Devant un tel tel, on doit rappeler à qui veut l'entendre, à la fois aux critiques et aux esprits coincés, que les musées peuvent organiser des expositions thématiques sur l’histoire électorale, les constitutions, et les figures politiques. Il peut également, en parallèle accueillir des forums citoyens, des débats entre candidats et des ateliers de sensibilisation. A travers les collections thématiques, les musées peuvent autant valoriser les figures historiques dans les discours électoraux, en lien avec les idéaux, les problématiques et les valeurs de la République.

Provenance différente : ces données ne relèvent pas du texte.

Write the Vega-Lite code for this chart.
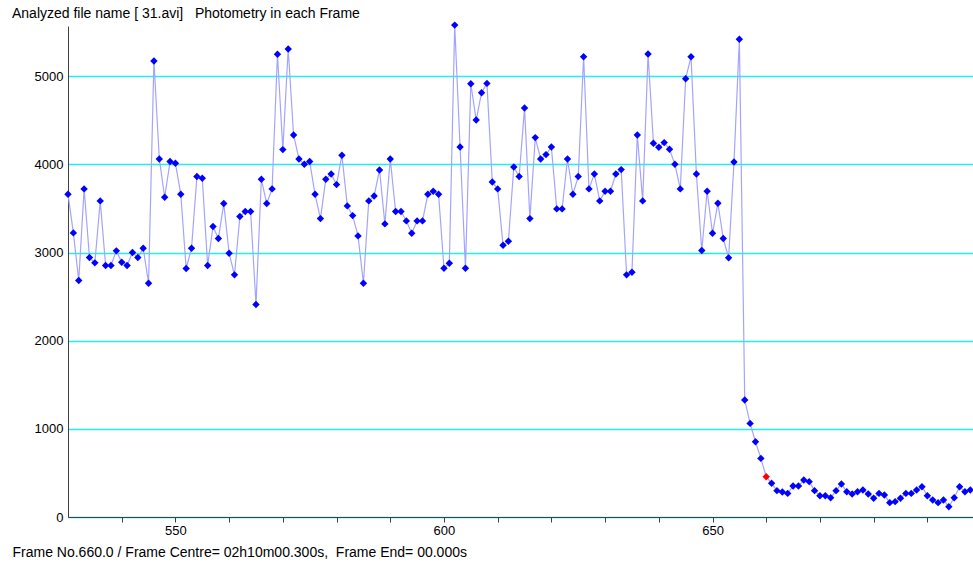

Dans un autre sens, on ne pourrait ne pas prendre en compte les points faibles d'une telle démarche, en termes de risques à prévenir, comme l’instrumentalisation du patrimoine à des fins partisanes, qui pourrait nuire à la crédibilité des musées.
De la nécessité de se questionner sur l'utilisation des musées comme lieux de campagne sans compromettre leur mission première éducative ? Face à la destruction des vies et des villes en Haïti, qui participe du même coup à la destruction des biens culturels et du patrimoine national dans toutes ses composantes, quels sont les femmes et les hommes politiques, parmi les partis politiques et les futurs candidats aux prochaines élections qui prendront la peine de proposer un agenda de politique culturelle cohérente, qui prendra en compte la problématique muséale dans leur programme ?
De nombreuses considérations, des propositions et d'autres recommandations ont ete formulées au cours des dernières annees, en particulier dans les conclusions des actes des Assises nationales de la Culture en Haïti, en juillet 2011, et à travers de nombreuses publications, des rencontres, conférences et colloques.
Vers une stratégie muséale pour la démocratie haïtienne ?
Dans l'intérêt de la nation et des biens communs qui symbolisent sa fierté et sa grandeur, à travers les différentes institutions publiques, incluant la machine électorale, on ne pourra passer outre de principales propositions capables de : Créer un partenariat entre le Conseil Électoral Provisoire et les musées pour des campagnes d’éducation civique ; Intégrer les musées dans les programmes scolaires pour renforcer la culture démocratique ; Impliquer les jeunes dans des projets muséaux participatifs liés à l’histoire politique.
D'une pierre à plusieurs coups, il sera possible d'offrir une meilleure place pour la culture dans les prochains débats électoraux, sur la sécurité, les crises économiques, politiques et environnementales dans le pays à travers des questions clés : Comment les musées peuvent-ils devenir des acteurs de la démocratie participative ? Quel rôle pour les présidents haïtiens dans la valorisation du patrimoine ?
De la culture politique à la mémoire politique pour réussir sa campagne et occuper les plus hautes fonctions au sein du pouvoir en Haïti, jusqu'à marquer son passage, matérialiser ses promesses de campagne, et laisser un héritage réel et symbolique dans la mémoire collective, seule la culture, dans toutes ses composantes linguistique, mémorielle, anthropologique, sociologique, artistique, créative, psychologique et mystique, finit par triompher.
De la nécessité de repenser la citoyenneté par le prisme du musée. La muséologie électorale en Haïti n’est pas une utopie, mais une voie innovante pour réconcilier la mémoire, la culture et la démocratie. En valorisant les musées comme espaces de dialogue et de formation civique, Haïti peut renforcer sa démocratie et offrir à ses citoyens une compréhension plus profonde de leur histoire politique.